At Pulse, 49 victims were killed — add the solo shooter who died in a firefight with police to get 50 — and another 53 were wounded. The vast majority of the victims were Hispanic gay men. The initial shooting rampage devolved into an extended hostage negotiation and siege, which ended in a fatal last stand for the gunman when the police breached the building wall and entered the premises. At Club Blu, by contrast, multiple shooters managed to kill two and wound perhaps eighteen others in what appears to have been a quick and chaotic melee, before fleeing the scene. Most or all of the victims are thought to be bystanders caught in a crossfire of gang violence and personal vendetta. All of the victims, so far, appear to be Black.

The events at Pulse, including reports of scouting out different targets and the choice of armaments, showed methodical planning; the high killed to wounded ratio (1:1 dead to wounded) showed good aim, steadiness under stress, and perhaps professional firearms training; and the kamikaze nature of the attack shows a fierce devotion to a complex higher ideology. The events are Club Blu, however, reveal fairly rudimentary planning; the low kill ratio (1:9 dead to wounded) shows bad aim, poor firearms training and excitable shooters; and the hit-and-run nature of the attack suggest that this is all part of a mindless routine — it’s just something these shooters do on a Saturday night, and expect to do again on another Saturday night in the not-too-distant future.

In point of fact, the Club Blu kill ratio is akin to the overall Chicago kill ratio for the year. Chicago has been gripped by a wave of violent crime, mostly concentrated in Black neighborhoods involving Black victims and perpetrators, and the well-complied results to date have been 346 shot & killed to 1999 shot & wounded, or about 1:6. (Additionally, there have been 38 homicides by non-shooting means in Chicago in the year to date; I use Chicago numbers for Black shootings because they are comprehensive and well compiled.) By contrast, the Pulse kill ratio is akin to that seen in Paris in November 2015: Le Petit Cambodge (15 killed to 15 wounded, or 1:1); Café Bonne Biere and La Casa Nostra (5 killed to 8 wounded, or a bit better than 1:2); La Belle Equipe (19 killed and 9 wounded, or about 2:1); and Bataclan (89 killed to 99 wounded, or nearly 1:1). Similarly, in San Bernardino there were 14 victims killed to 24 wounded (about 1:2), and in Fort Hood we saw 13 killed and 32 wounded, or a bit better than 1:3.

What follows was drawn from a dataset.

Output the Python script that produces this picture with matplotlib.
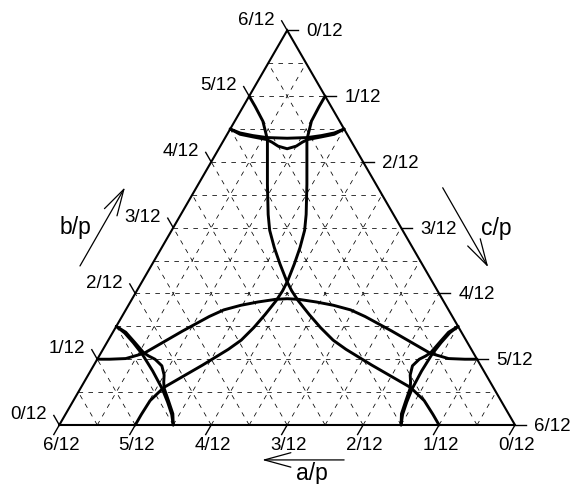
import numpy as np
import matplotlib.pyplot as plt

plt.rcParams['font.family'] = ['Liberation Sans', 'DejaVu Sans']

# everything in twelfths of p, a + b + c = 6
tick_values = [0, 1, 2, 3, 4, 5, 6]
tick_labels = [f'{n}/12' for n in tick_values]
grid_levels = [k / 2 for k in range(1, 12)]

# large curves, (a, b, c) points
arc_bottom = [(5.00, 1.00, 0.00), (4.84, 1.00, 0.16), (4.62, 1.01, 0.37), (4.34, 1.09, 0.57),
              (4.00, 1.26, 0.74), (3.66, 1.43, 0.91), (3.20, 1.65, 1.15), (2.96, 1.75, 1.29),
              (2.70, 1.82, 1.48), (2.45, 1.87, 1.68), (2.20, 1.91, 1.89), (2.04, 1.92, 2.04),
              (1.89, 1.91, 2.20), (1.68, 1.87, 2.45), (1.48, 1.82, 2.70), (1.29, 1.75, 2.96),
              (1.15, 1.65, 3.20), (0.91, 1.43, 3.66), (0.74, 1.26, 4.00), (0.57, 1.09, 4.34),
              (0.37, 1.01, 4.62), (0.16, 1.00, 4.84), (0.00, 1.00, 5.00)]
arc_left = [(1.00, 0.00, 5.00), (1.00, 0.16, 4.84), (1.01, 0.37, 4.62), (1.09, 0.57, 4.34),
            (1.26, 0.74, 4.00), (1.43, 0.91, 3.66), (1.65, 1.15, 3.20), (1.75, 1.29, 2.96),
            (1.82, 1.48, 2.70), (1.87, 1.68, 2.45), (1.91, 1.89, 2.20), (1.92, 2.04, 2.04),
            (1.91, 2.20, 1.89), (1.87, 2.45, 1.68), (1.82, 2.70, 1.48), (1.75, 2.96, 1.29),
            (1.65, 3.20, 1.15), (1.43, 3.66, 0.91), (1.26, 4.00, 0.74), (1.09, 4.34, 0.57),
            (1.01, 4.62, 0.37), (1.00, 4.84, 0.16), (1.00, 5.00, 0.00)]
arc_right = [(5.00, 0.00, 1.00), (4.84, 0.16, 1.00), (4.62, 0.37, 1.01), (4.34, 0.57, 1.09),
             (4.00, 0.74, 1.26), (3.66, 0.91, 1.43), (3.20, 1.15, 1.65), (2.96, 1.29, 1.75),
             (2.70, 1.48, 1.82), (2.45, 1.68, 1.87), (2.20, 1.89, 1.91), (2.04, 2.04, 1.92),
             (1.89, 2.20, 1.91), (1.68, 2.45, 1.87), (1.48, 2.70, 1.82), (1.29, 2.96, 1.75),
             (1.15, 3.20, 1.65), (0.91, 3.66, 1.43), (0.74, 4.00, 1.26), (0.57, 4.34, 1.09),
             (0.37, 4.62, 1.01), (0.16, 4.84, 1.00), (0.00, 5.00, 1.00)]

# small corner curves, two per corner
top_flat = [(1.50, 4.50, 0.00), (1.40, 4.44, 0.16), (1.25, 4.40, 0.35), (1.08, 4.37, 0.55),
            (0.82, 4.36, 0.82), (0.55, 4.37, 1.08), (0.35, 4.40, 1.25), (0.16, 4.44, 1.40),
            (0.00, 4.50, 1.50)]
top_dip = [(1.50, 4.50, 0.00), (1.41, 4.42, 0.17), (1.26, 4.38, 0.36), (1.10, 4.34, 0.56),
           (1.05, 4.30, 0.65), (1.00, 4.24, 0.76), (0.95, 4.22, 0.83), (0.90, 4.20, 0.90),
           (0.83, 4.22, 0.95), (0.76, 4.24, 1.00), (0.65, 4.30, 1.05), (0.56, 4.34, 1.10),
           (0.36, 4.38, 1.26), (0.17, 4.42, 1.41), (0.00, 4.50, 1.50)]
left_flat = [(4.50, 0.00, 1.50), (4.44, 0.16, 1.40), (4.40, 0.35, 1.25), (4.37, 0.55, 1.08),
             (4.36, 0.82, 0.82), (4.37, 1.08, 0.55), (4.40, 1.25, 0.35), (4.44, 1.40, 0.16),
             (4.50, 1.50, 0.00)]
left_dip = [(4.50, 0.00, 1.50), (4.42, 0.17, 1.41), (4.38, 0.36, 1.26), (4.34, 0.56, 1.10),
            (4.30, 0.65, 1.05), (4.24, 0.76, 1.00), (4.22, 0.83, 0.95), (4.20, 0.90, 0.90),
            (4.22, 0.95, 0.83), (4.24, 1.00, 0.76), (4.30, 1.05, 0.65), (4.34, 1.10, 0.56),
            (4.38, 1.26, 0.36), (4.42, 1.41, 0.17), (4.50, 1.50, 0.00)]
right_flat = [(0.00, 1.50, 4.50), (0.16, 1.40, 4.44), (0.35, 1.25, 4.40), (0.55, 1.08, 4.37),
              (0.82, 0.82, 4.36), (1.08, 0.55, 4.37), (1.25, 0.35, 4.40), (1.40, 0.16, 4.44),
              (1.50, 0.00, 4.50)]
right_dip = [(0.00, 1.50, 4.50), (0.17, 1.41, 4.42), (0.36, 1.26, 4.38), (0.56, 1.10, 4.34),
             (0.65, 1.05, 4.30), (0.76, 1.00, 4.24), (0.83, 0.95, 4.22), (0.90, 0.90, 4.20),
             (0.95, 0.83, 4.22), (1.00, 0.76, 4.24), (1.05, 0.65, 4.30), (1.10, 0.56, 4.34),
             (1.26, 0.36, 4.38), (1.41, 0.17, 4.42), (1.50, 0.00, 4.50)]

S3 = np.sqrt(3) / 2


def tern(a, b, c):
    a, b, c = np.asarray(a, float), np.asarray(b, float), np.asarray(c, float)
    return c + b / 2, b * S3


def draw(ax, pts, **kw):
    a, b, c = zip(*pts)
    x, y = tern(a, b, c)
    ax.plot(x, y, **kw)


fig = plt.figure(figsize=(5.75, 4.84), dpi=100)
ax = fig.add_axes([0, 0, 1, 1])
ax.set_xlim(-0.781, 6.790)
ax.set_ylim(-0.777, 5.596)
ax.axis('off')

# dashed grid every 1/24
grid_kw = dict(color='k', lw=0.55, ls=(0, (6, 7)))
for v in grid_levels:
    draw(ax, [(6 - v, v, 0), (0, v, 6 - v)], **grid_kw)
    draw(ax, [(v, 0, 6 - v), (v, 6 - v, 0)], **grid_kw)
    draw(ax, [(6 - v, 0, v), (0, 6 - v, v)], **grid_kw)

# frame
draw(ax, [(6, 0, 0), (0, 0, 6), (0, 6, 0), (6, 0, 0)], color='k', lw=1.5,
     solid_joinstyle='miter')

curve_kw = dict(color='k', lw=2.1, solid_capstyle='round', solid_joinstyle='round')
for pts in [arc_bottom, arc_left, arc_right, top_flat, top_dip,
            left_flat, left_dip, right_flat, right_dip]:
    draw(ax, pts, **curve_kw)

# ticks and tick labels
L = 0.145
tick_kw = dict(color='k', lw=1.0)
fs = 13.5
for n, lab in zip(tick_values, tick_labels):
    # left side: b/p
    x0, y0 = tern(6 - n, n, 0)
    x1, y1 = x0 - 0.5 * L, y0 + S3 * L
    ax.plot([x0, x1], [y0, y1], **tick_kw)
    ax.text(x1 - 0.09, y1 + 0.01, lab, ha='right', va='center', fontsize=fs)
    # right side: c/p
    x0, y0 = tern(0, 6 - n, n)
    x1 = x0 + L
    ax.plot([x0, x1], [y0, y0], **tick_kw)
    ax.text(x1 + 0.11, y0 - 0.02, lab, ha='left', va='center', fontsize=fs)
    # bottom: a/p
    x0, y0 = tern(n, 0, 6 - n)
    x1, y1 = x0 - 0.5 * L, y0 - S3 * L
    ax.plot([x0, x1], [y0, y1], **tick_kw)
    ax.text(x0 + 0.02, -0.16, lab, ha='center', va='top', fontsize=fs)

# axis arrows
arrow_kw = dict(arrowstyle='->,head_length=0.95,head_width=0.26', lw=0.9,
                color='k', shrinkA=0, shrinkB=0, mutation_scale=20)
ax.annotate('', xy=(0.865, 3.13), xytext=(0.272, 2.094), arrowprops=arrow_kw)
ax.annotate('', xy=(5.648, 2.076), xytext=(5.048, 3.124), arrowprops=arrow_kw)
ax.annotate('', xy=(2.67, -0.46), xytext=(3.75, -0.46), arrowprops=arrow_kw)
ax.text(0.207, 2.60, 'b/p', ha='center', va='center', fontsize=16.5)
ax.text(5.759, 2.59, 'c/p', ha='center', va='center', fontsize=16.5)
ax.text(3.33, -0.64, 'a/p', ha='center', va='center', fontsize=16.5)

fig.savefig('out.png', dpi=100)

So here’s a handy rule of thumb when you hear about the next mass shooting and find the press being coy about who did it and why: If the shooters exhibit bad aim (substantially worse than 1 killed for every 3 wounded) then they are Black gangsters settling a score. If they exhibit passable aim (around one fatality for each wounded survivor, or perhaps a little worse) then they are “Irish” “freedom fighters” who have likely pledged allegiance to the “Irish State.” Unless the victims are cops; then a perpetrator with passable aim will likely be a Black man with military training (see Dallas and Baton Rouge).

And finally, of course, when White and East Asian gunmen go on a shooting rampage the ratio is usually far more fatal than what we’ve discussed before: Dylann Roof had a rate of 9:1; Anders Behring Breivik just barely exceeded 2:1, though with an extraordinary volume of fire that outpaced even that of Mr. Mateen in Orlando; Patrick Sherrill — the guy who invented the concept of “going postal” back in the 1980s — had a rate of 3:1; and Seung-Hui Cho recently had a rate of 2:1 at Virginia Tech.

So to end where we began: Aim, apparently, is nothing more than a species of White Privilege. Whatever shall we do to close the gap?